**Short exercise**
Output, word for word, every line from the start of the listing down to and including the line that contains "const poly = pts"; include nothing else.

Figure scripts
>>>>>
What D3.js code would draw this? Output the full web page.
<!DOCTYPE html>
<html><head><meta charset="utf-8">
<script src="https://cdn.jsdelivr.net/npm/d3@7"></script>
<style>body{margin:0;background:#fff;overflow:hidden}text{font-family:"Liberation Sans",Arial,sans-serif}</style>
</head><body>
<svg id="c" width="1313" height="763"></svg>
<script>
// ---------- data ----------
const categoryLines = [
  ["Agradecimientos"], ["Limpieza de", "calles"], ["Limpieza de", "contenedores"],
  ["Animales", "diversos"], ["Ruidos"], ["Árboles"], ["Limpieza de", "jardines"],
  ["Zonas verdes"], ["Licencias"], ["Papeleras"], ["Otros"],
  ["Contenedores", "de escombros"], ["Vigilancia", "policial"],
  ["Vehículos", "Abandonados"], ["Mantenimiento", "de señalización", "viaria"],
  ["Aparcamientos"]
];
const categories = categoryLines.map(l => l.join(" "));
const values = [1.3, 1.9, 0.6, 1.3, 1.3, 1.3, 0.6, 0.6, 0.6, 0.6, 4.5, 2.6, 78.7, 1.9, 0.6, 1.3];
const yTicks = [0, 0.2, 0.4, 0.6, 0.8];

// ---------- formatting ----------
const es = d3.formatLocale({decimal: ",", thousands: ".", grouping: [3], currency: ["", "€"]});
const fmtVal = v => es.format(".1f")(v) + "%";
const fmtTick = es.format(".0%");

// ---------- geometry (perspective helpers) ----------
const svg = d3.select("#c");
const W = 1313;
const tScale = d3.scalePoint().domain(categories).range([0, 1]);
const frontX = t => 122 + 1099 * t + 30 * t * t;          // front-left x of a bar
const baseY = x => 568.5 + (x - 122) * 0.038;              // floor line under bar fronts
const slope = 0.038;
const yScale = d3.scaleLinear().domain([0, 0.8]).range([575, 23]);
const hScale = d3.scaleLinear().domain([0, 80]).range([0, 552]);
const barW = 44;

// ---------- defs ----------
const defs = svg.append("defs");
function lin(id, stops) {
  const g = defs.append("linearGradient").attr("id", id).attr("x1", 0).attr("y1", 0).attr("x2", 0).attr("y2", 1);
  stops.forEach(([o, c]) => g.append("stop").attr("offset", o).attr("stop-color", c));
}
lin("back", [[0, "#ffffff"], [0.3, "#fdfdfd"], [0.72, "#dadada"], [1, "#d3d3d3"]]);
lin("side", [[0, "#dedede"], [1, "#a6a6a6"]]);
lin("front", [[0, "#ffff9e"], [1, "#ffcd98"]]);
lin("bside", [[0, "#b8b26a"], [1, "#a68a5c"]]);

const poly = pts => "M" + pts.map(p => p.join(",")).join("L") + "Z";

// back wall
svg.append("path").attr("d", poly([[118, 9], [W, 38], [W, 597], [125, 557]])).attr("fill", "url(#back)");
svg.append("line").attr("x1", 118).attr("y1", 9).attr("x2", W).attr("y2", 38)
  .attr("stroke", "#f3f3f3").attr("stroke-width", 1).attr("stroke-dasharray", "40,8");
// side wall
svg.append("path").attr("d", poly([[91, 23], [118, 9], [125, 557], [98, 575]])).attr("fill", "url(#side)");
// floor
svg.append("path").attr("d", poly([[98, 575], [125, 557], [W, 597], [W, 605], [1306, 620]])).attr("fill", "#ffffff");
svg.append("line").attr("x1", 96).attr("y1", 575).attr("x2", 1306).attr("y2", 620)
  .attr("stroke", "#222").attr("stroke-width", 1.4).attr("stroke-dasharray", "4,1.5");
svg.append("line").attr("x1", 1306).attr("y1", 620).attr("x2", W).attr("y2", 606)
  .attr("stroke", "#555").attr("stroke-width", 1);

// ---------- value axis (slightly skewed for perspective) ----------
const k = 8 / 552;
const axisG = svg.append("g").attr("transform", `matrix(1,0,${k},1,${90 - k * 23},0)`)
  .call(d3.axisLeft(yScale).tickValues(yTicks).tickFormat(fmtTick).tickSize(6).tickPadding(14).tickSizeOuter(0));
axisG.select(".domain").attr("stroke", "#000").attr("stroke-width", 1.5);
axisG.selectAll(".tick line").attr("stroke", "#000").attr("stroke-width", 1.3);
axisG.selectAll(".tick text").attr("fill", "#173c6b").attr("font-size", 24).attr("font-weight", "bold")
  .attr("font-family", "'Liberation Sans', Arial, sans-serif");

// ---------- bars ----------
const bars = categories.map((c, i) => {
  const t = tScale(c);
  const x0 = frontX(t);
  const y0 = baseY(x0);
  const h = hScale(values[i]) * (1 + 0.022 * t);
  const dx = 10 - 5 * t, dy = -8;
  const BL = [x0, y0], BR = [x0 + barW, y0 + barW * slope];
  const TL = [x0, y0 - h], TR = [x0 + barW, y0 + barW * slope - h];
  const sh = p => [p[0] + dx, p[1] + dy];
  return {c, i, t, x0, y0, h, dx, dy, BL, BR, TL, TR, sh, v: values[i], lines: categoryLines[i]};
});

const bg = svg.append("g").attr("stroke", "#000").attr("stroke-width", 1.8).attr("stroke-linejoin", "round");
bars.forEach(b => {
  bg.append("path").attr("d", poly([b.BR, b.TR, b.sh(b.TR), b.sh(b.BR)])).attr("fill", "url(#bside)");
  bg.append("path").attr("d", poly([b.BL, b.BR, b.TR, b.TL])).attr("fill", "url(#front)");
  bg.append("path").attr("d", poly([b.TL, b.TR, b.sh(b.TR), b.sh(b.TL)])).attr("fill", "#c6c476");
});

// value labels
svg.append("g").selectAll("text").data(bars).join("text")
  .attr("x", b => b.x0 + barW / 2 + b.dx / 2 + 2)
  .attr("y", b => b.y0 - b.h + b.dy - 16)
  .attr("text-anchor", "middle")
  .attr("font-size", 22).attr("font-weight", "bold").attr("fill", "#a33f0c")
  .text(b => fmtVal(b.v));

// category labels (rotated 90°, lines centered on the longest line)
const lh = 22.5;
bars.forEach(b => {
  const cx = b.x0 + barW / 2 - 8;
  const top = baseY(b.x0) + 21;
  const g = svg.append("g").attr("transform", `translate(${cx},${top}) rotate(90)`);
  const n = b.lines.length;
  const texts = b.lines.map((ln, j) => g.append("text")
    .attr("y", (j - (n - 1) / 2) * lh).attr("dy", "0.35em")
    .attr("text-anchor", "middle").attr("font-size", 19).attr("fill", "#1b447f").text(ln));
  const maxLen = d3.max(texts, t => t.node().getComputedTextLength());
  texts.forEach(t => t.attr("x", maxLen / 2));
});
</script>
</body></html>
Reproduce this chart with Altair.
<<<<<
**Reply**
What D3.js code would draw this? Output the full web page.
<!DOCTYPE html>
<html><head><meta charset="utf-8">
<script src="https://cdn.jsdelivr.net/npm/d3@7"></script>
<style>body{margin:0;background:#fff;overflow:hidden}text{font-family:"Liberation Sans",Arial,sans-serif}</style>
</head><body>
<svg id="c" width="1313" height="763"></svg>
<script>
// ---------- data ----------
const categoryLines = [
  ["Agradecimientos"], ["Limpieza de", "calles"], ["Limpieza de", "contenedores"],
  ["Animales", "diversos"], ["Ruidos"], ["Árboles"], ["Limpieza de", "jardines"],
  ["Zonas verdes"], ["Licencias"], ["Papeleras"], ["Otros"],
  ["Contenedores", "de escombros"], ["Vigilancia", "policial"],
  ["Vehículos", "Abandonados"], ["Mantenimiento", "de señalización", "viaria"],
  ["Aparcamientos"]
];
const categories = categoryLines.map(l => l.join(" "));
const values = [1.3, 1.9, 0.6, 1.3, 1.3, 1.3, 0.6, 0.6, 0.6, 0.6, 4.5, 2.6, 78.7, 1.9, 0.6, 1.3];
const yTicks = [0, 0.2, 0.4, 0.6, 0.8];

// ---------- formatting ----------
const es = d3.formatLocale({decimal: ",", thousands: ".", grouping: [3], currency: ["", "€"]});
const fmtVal = v => es.format(".1f")(v) + "%";
const fmtTick = es.format(".0%");

// ---------- geometry (perspective helpers) ----------
const svg = d3.select("#c");
const W = 1313;
const tScale = d3.scalePoint().domain(categories).range([0, 1]);
const frontX = t => 122 + 1099 * t + 30 * t * t;          // front-left x of a bar
const baseY = x => 568.5 + (x - 122) * 0.038;              // floor line under bar fronts
const slope = 0.038;
const yScale = d3.scaleLinear().domain([0, 0.8]).range([575, 23]);
const hScale = d3.scaleLinear().domain([0, 80]).range([0, 552]);
const barW = 44;

// ---------- defs ----------
const defs = svg.append("defs");
function lin(id, stops) {
  const g = defs.append("linearGradient").attr("id", id).attr("x1", 0).attr("y1", 0).attr("x2", 0).attr("y2", 1);
  stops.forEach(([o, c]) => g.append("stop").attr("offset", o).attr("stop-color", c));
}
lin("back", [[0, "#ffffff"], [0.3, "#fdfdfd"], [0.72, "#dadada"], [1, "#d3d3d3"]]);
lin("side", [[0, "#dedede"], [1, "#a6a6a6"]]);
lin("front", [[0, "#ffff9e"], [1, "#ffcd98"]]);
lin("bside", [[0, "#b8b26a"], [1, "#a68a5c"]]);

const poly = pts => "M" + pts.map(p => p.join(",")).join("L") + "Z";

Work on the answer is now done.